WHY ARE CITIES, TOWNS, AND NEIGHBORHOODS ACROSS MONONGALIA COUNTY BEING GUTTED OF THEIR SCHOOLS?
In 1998, Monongalia County had 19 elementary schools. Since then, enrollment has climbed while the number of schools has been cut to 15 by 2005, to 11 by 2010, to be 10 by 2012. And the changing situation is more extreme than even those figures show, because the two most recent elementary schools, built in 2006, were consolidations both built outside of any community or population center. One was built near an industrial park (that closed the school at least once due to fire and smoke) and the other was built on a strip mine become coal ash dump become treeless “park”. (The EPA this past year has considered classifying coal ash as hazardous waste.) Meanwhile, the 2012 consolidated elementary school (the “green” school) is slated to be built in another exceptionally unfit, strangely remote, community isolated, polluted and congested location. Additionally the new high school, which opened this past year, has a campus currently under investigation by the Department of Environmental Resources for multiple hazards, and is also remote from community. These are all large, isolated, and exceptionally poorly sited schools that make for an extreme dis-integrating of schools from community and from the general public.

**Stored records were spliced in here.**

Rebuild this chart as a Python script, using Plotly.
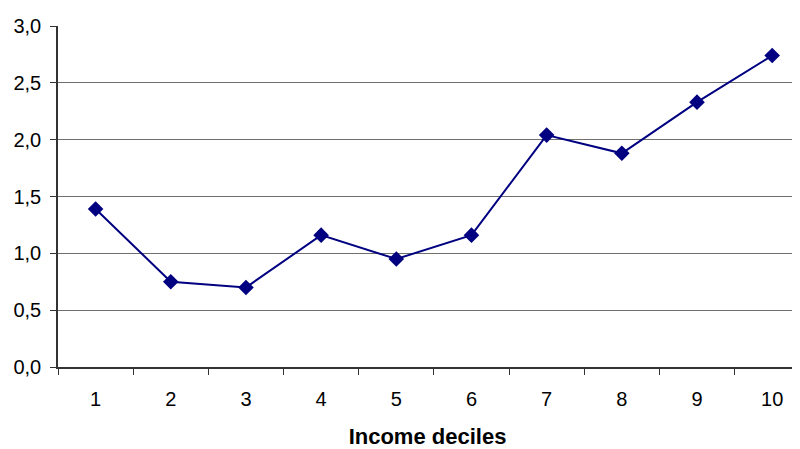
import plotly.graph_objects as go

deciles = ["1", "2", "3", "4", "5", "6", "7", "8", "9", "10"]
values = [1.39, 0.75, 0.70, 1.16, 0.95, 1.16, 2.04, 1.88, 2.33, 2.74]
y_ticks = [0, 0.5, 1.0, 1.5, 2.0, 2.5, 3.0]

fig = go.Figure()
fig.add_trace(go.Scatter(
    x=deciles, y=values, mode="lines+markers",
    line=dict(color="#000080", width=2),
    marker=dict(symbol="diamond", size=12, color="#000080"),
    showlegend=False,
))

fig.update_layout(
    width=792, height=441,
    margin=dict(l=50, r=3, t=18, b=82, autoexpand=False),
    paper_bgcolor="white", plot_bgcolor="white",
    separators=",.",
    font=dict(family="Liberation Sans, Arial, sans-serif", size=20, color="black"),
    xaxis=dict(
        type="category", range=[-0.5, 9.33],
        tickson="boundaries", ticks="outside", ticklen=6,
        tickcolor="#333333", showline=True, linecolor="#333333", linewidth=1.5,
        showgrid=False, tickfont=dict(size=20), ticklabelstandoff=13,
        title=dict(text="<b>Income deciles</b>", font=dict(size=22), standoff=20),
    ),
    yaxis=dict(
        range=[0, 3.0], tickvals=y_ticks, tickformat=".1f",
        ticks="outside", ticklen=6, tickcolor="#333333",
        showline=True, linecolor="#333333", linewidth=1.5,
        showgrid=True, gridcolor="#6f6f6f", gridwidth=1,
        zeroline=False, tickfont=dict(size=20), ticklabelstandoff=5,
    ),
)

fig.write_html("out.html")
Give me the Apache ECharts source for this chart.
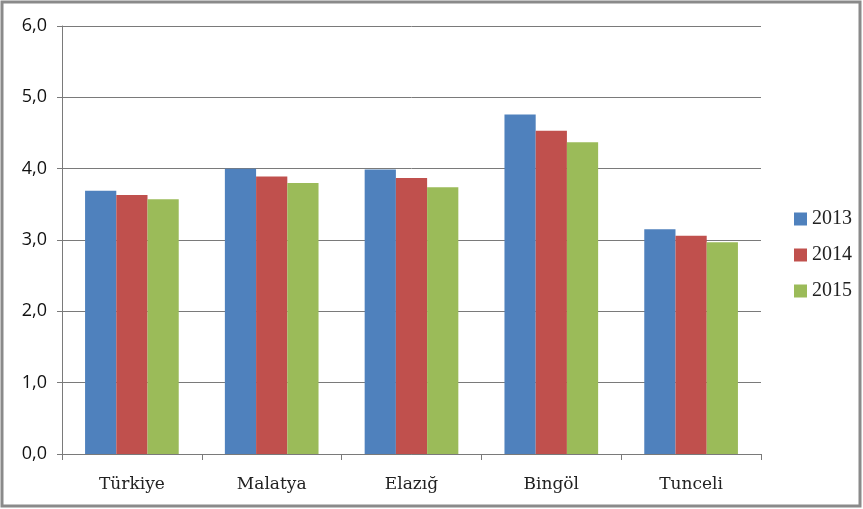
<!DOCTYPE html>
<html><head><meta charset="utf-8">
<script src="https://cdn.jsdelivr.net/npm/echarts@6/dist/echarts.min.js"></script>
<style>html,body{margin:0;padding:0;background:#fff}#c{width:863px;height:509px}</style>
</head><body><div id="c"></div>
<script>
const categories = ['Türkiye','Malatya','Elazığ','Bingöl','Tunceli'];
const seriesNames = ['2013','2014','2015'];
const v2013 = [3.69, 4.00, 3.99, 4.76, 3.15];
const v2014 = [3.63, 3.89, 3.87, 4.53, 3.06];
const v2015 = [3.57, 3.80, 3.74, 4.37, 2.97];
const colors = ['#4F81BD','#C0504D','#9BBB59'];
const values = [v2013, v2014, v2015];

const chart = echarts.init(document.getElementById('c'), null, {renderer:'canvas'});
chart.setOption({
  animation:false,
  backgroundColor:'#fff',
  graphic:[{type:'rect',shape:{x:2,y:2,width:858,height:504},style:{fill:'none',stroke:'#8a8a8a',lineWidth:3},silent:true}],
  grid:{left:62,top:26,right:102,bottom:55,containLabel:false},
  legend:{orient:'vertical',left:789,top:204,itemWidth:13,itemHeight:13,itemGap:16,icon:'rect',
    textStyle:{fontFamily:'Liberation Serif',fontSize:20,color:'#222'},data:seriesNames},
  xAxis:{type:'category',data:categories,
    axisLine:{lineStyle:{color:'#7a7a7a',width:1}},
    axisTick:{show:true,length:6,lineStyle:{color:'#7a7a7a'},alignWithLabel:false},
    axisLabel:{fontFamily:'DejaVu Serif',fontSize:17,color:'#222',margin:22}},
  yAxis:{type:'value',min:0,max:6,interval:1,
    axisLine:{show:true,lineStyle:{color:'#7a7a7a',width:1}},
    axisTick:{show:true,length:5,lineStyle:{color:'#7a7a7a'}},
    splitLine:{lineStyle:{color:'#7a7a7a',width:1}},
    axisLabel:{fontFamily:'Open Sans',fontSize:18,color:'#111',margin:15,
      formatter:v=>v.toFixed(1).replace('.',',')}},
  series: seriesNames.map((n,i)=>({name:n,type:'bar',data:values[i],barGap:'0%',barCategoryGap:'33%',
    itemStyle:{color:colors[i]}}))
});
</script></body></html>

A terrible trend for many reasons, it should be stopped (in the case of the “green” school intended for the notorious intersection of WV 705 & US 119) and otherwise reversed.
Some similarities between Monongalia County and Washington DC? Excerpt below from:
“What’s Missing in the Talk About Education Reform” by Sam Smith
Unanswered in all the noise about “education reform” is why, over the past decade, America’s establishment has become so obsessed with controlling public education, a complete reversal of two centuries of American faith in locally controlled schools.
There are answers that the op-eds will give you, such as the need to compete in the global marketplace, but this is pretty weak stuff and not the raw material for major presidential policy under two administrations.
There are answers that can be found in the general shift in government towards data as a worthy substitute, or delaying tactic, for action. As long as you’re assessing something you don’t actually have to do anything about it…
There is… [a] more disreputable matter lurking in the background that has not been exposed, debated or confronted – namely growing evidence that the assault on public education is part of an urban socio-economic cleansing that has long been underway as the upper classes attempt retrieve the cities they surrendered to the poor many decades ago.
For several decades, I followed this phenomenon as a journalist in my hometown of Washington, DC. It was a topic seldom mentioned in the corporate media and not polite to mention at all in the better parts of town….
There were other signs: the destruction of public housing units, the removal of a homeless shelter from the center city…
In other words, it was absolutely clear and absolutely unmentionable that the upper classes – both white and black, incidentally – wanted the city back again and were using a plethora of tactics to achieve this goal, especially after our energy consciousness increased and it became apparent that the suburbs were no longer the favored haven, but the ghettos of the future.
Furthermore, it was clear that satisfying this goal was behind most of the major new city programs, ranging from the subway to the baseball stadium – only please always call it economic development rather than getting rid of the poor.
Public education “reform” fit the plan in some ways. For example, although it was widely claimed that charter schools did not discriminate in their selection of students it was obvious that parents – a central factor in any child’s ability to learn – differed drastically between those with enough ambition to apply for a charter school seat and those either indifferent or with too much else on their mind. The charter schools were in this way a subtle part of socio-economic cleansing as they helped to reduce the old public facilities to what were once called “pauper schools.”
Then there was the carefully crafted schemes for closing “failing” public schools. But there is far more to schools than aggregate test scores. They help define a community, anchor its loose pieces to common ground, and provide a place for children to meet and play in a decent and clean environment…
After all, the poor don’t balance your budget. Cutting their services and shoving them out into new suburban ghettos can. And they certainly don’t attract tax-paying residents and businesses. So you talk the talk of education reform but walk the walk of socio-economic cleansing.